#### Objective
Extract only the first line of the listing and every line after it up to and including the one with "import plotly.graph_objects as go". Omit the pictures.

#### Records provided
^^^^^^^^
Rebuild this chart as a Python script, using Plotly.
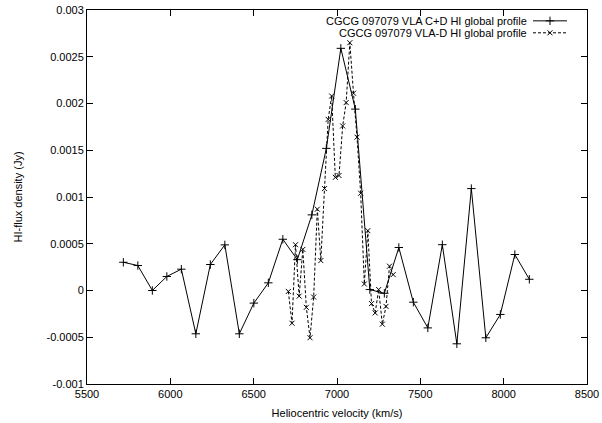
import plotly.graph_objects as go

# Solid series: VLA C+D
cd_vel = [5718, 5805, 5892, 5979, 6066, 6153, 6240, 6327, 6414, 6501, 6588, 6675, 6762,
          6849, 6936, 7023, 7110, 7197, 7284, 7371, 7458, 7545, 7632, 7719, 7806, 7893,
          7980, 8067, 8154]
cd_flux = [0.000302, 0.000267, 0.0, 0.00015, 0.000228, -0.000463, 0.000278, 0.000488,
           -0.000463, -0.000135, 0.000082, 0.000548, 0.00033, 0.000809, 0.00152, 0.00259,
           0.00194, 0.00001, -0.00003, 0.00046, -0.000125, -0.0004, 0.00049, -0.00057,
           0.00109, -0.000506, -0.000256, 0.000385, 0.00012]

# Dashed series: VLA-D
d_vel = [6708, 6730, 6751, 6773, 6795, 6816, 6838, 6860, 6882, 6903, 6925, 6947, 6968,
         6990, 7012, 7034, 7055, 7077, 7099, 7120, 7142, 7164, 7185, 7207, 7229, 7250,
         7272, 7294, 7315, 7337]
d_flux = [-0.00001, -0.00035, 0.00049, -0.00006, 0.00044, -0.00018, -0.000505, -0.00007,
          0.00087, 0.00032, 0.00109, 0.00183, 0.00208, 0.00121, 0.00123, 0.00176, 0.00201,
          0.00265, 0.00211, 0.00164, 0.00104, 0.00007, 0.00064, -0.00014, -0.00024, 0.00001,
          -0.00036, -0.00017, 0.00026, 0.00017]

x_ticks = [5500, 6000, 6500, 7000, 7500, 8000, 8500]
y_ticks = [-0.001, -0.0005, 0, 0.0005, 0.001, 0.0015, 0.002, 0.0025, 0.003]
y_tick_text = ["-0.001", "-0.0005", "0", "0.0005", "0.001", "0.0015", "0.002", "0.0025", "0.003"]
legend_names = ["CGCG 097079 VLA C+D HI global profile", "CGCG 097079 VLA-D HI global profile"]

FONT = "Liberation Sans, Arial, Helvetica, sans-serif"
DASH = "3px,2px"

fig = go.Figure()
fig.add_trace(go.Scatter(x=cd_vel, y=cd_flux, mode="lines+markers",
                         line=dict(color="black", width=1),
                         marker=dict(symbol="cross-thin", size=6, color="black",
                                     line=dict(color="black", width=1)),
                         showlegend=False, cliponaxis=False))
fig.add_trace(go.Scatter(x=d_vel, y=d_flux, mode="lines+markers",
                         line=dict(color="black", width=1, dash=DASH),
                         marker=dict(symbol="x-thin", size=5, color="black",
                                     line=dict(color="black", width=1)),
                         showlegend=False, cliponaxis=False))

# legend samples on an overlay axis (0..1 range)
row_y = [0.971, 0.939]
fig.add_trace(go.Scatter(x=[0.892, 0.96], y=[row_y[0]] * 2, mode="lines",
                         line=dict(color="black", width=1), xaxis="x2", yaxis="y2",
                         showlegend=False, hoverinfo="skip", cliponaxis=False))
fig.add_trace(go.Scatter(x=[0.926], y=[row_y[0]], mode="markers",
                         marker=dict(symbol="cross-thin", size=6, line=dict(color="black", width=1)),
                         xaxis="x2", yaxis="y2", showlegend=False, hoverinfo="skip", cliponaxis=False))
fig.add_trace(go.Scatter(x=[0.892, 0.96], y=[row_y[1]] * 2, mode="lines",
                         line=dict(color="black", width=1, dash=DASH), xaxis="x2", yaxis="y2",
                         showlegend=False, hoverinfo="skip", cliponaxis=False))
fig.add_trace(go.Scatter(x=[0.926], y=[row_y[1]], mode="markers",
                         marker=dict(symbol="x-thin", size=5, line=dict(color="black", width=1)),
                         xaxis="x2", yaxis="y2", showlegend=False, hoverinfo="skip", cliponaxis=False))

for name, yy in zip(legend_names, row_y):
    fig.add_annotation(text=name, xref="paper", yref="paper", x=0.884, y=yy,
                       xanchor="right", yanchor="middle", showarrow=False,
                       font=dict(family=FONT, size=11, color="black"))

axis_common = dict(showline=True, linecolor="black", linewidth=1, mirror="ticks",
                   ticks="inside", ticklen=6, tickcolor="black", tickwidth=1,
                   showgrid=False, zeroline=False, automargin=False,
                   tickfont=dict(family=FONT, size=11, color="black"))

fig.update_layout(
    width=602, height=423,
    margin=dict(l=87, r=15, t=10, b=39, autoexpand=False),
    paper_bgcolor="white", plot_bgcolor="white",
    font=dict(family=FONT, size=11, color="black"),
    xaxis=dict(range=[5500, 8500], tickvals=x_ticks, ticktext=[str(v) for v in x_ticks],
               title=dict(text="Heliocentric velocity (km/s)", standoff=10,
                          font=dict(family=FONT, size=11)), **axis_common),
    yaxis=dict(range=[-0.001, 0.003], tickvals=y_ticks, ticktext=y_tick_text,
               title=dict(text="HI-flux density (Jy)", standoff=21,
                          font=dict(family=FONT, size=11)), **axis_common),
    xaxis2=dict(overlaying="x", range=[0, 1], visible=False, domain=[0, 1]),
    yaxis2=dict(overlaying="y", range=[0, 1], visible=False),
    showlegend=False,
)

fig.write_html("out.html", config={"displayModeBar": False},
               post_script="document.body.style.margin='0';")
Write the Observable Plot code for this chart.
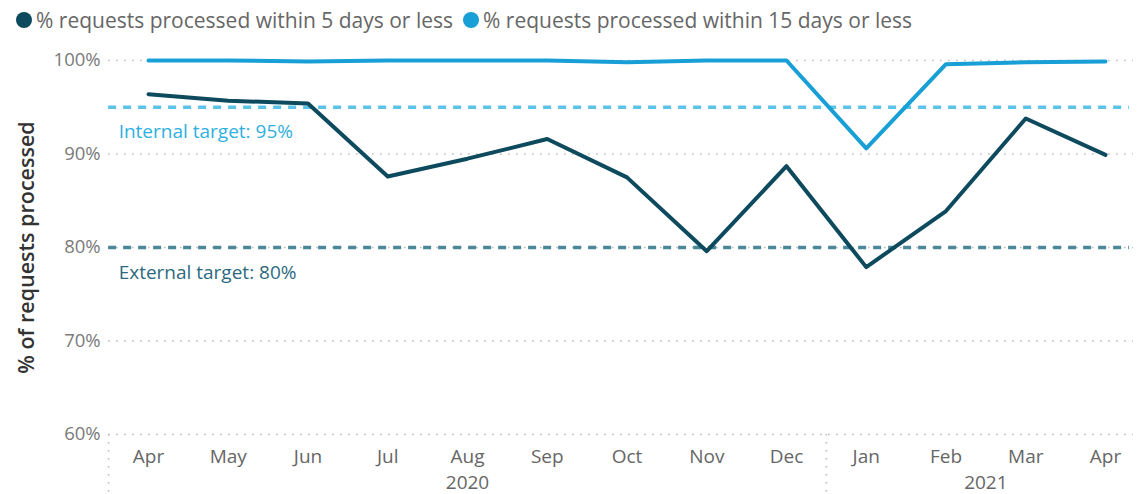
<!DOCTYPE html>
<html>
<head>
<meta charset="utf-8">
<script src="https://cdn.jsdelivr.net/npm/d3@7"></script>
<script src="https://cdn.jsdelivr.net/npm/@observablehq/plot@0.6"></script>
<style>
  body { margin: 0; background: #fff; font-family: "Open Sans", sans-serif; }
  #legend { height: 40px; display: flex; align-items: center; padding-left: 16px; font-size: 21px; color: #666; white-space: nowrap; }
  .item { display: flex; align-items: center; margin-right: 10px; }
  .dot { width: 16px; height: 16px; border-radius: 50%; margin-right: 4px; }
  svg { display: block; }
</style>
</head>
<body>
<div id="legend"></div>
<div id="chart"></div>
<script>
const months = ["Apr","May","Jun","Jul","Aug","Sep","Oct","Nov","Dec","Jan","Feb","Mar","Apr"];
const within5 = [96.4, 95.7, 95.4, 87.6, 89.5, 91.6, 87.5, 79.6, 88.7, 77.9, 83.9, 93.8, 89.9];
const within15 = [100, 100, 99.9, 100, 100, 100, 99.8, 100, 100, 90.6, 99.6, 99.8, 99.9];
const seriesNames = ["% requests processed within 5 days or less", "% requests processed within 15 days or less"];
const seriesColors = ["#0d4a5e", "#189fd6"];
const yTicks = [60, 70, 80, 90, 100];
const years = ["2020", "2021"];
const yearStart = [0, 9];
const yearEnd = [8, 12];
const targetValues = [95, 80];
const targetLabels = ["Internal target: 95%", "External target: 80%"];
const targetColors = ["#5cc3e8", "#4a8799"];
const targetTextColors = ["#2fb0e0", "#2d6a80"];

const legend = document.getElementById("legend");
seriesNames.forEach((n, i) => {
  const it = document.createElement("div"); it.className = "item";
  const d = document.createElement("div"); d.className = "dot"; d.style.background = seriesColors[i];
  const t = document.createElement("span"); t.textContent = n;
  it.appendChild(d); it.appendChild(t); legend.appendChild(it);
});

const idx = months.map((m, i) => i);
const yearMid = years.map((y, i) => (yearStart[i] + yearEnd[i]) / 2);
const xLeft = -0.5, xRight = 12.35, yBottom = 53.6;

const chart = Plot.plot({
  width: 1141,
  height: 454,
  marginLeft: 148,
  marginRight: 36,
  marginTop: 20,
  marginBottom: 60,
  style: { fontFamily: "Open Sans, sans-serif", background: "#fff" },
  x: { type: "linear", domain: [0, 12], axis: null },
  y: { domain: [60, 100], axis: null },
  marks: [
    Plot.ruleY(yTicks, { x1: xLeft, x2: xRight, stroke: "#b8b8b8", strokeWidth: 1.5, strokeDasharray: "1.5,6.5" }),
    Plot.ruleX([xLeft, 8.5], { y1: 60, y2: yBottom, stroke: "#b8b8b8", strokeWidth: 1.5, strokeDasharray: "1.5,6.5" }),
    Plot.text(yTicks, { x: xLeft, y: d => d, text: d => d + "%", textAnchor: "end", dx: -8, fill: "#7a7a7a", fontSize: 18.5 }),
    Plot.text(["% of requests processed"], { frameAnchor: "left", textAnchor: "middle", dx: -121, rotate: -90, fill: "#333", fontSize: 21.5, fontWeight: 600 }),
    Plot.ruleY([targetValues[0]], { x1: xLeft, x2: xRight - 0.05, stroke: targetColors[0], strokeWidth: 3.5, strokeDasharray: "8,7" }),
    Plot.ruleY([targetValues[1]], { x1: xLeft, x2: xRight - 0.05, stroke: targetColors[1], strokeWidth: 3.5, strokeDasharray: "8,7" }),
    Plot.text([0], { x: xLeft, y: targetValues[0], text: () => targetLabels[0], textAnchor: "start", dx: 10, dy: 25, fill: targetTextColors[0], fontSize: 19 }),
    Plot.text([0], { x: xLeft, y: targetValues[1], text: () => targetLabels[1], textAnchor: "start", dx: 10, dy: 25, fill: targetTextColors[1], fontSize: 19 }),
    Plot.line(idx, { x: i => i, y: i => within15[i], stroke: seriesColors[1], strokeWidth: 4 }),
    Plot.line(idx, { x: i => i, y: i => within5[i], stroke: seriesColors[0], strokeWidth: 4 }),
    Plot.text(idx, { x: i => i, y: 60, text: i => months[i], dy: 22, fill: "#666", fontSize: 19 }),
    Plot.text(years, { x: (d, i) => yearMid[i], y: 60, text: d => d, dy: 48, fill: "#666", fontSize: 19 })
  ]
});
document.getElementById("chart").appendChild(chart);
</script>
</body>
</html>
^^^^^^^^
#### Complete output
Rebuild this chart as a Python script, using Plotly.
import plotly.graph_objects as go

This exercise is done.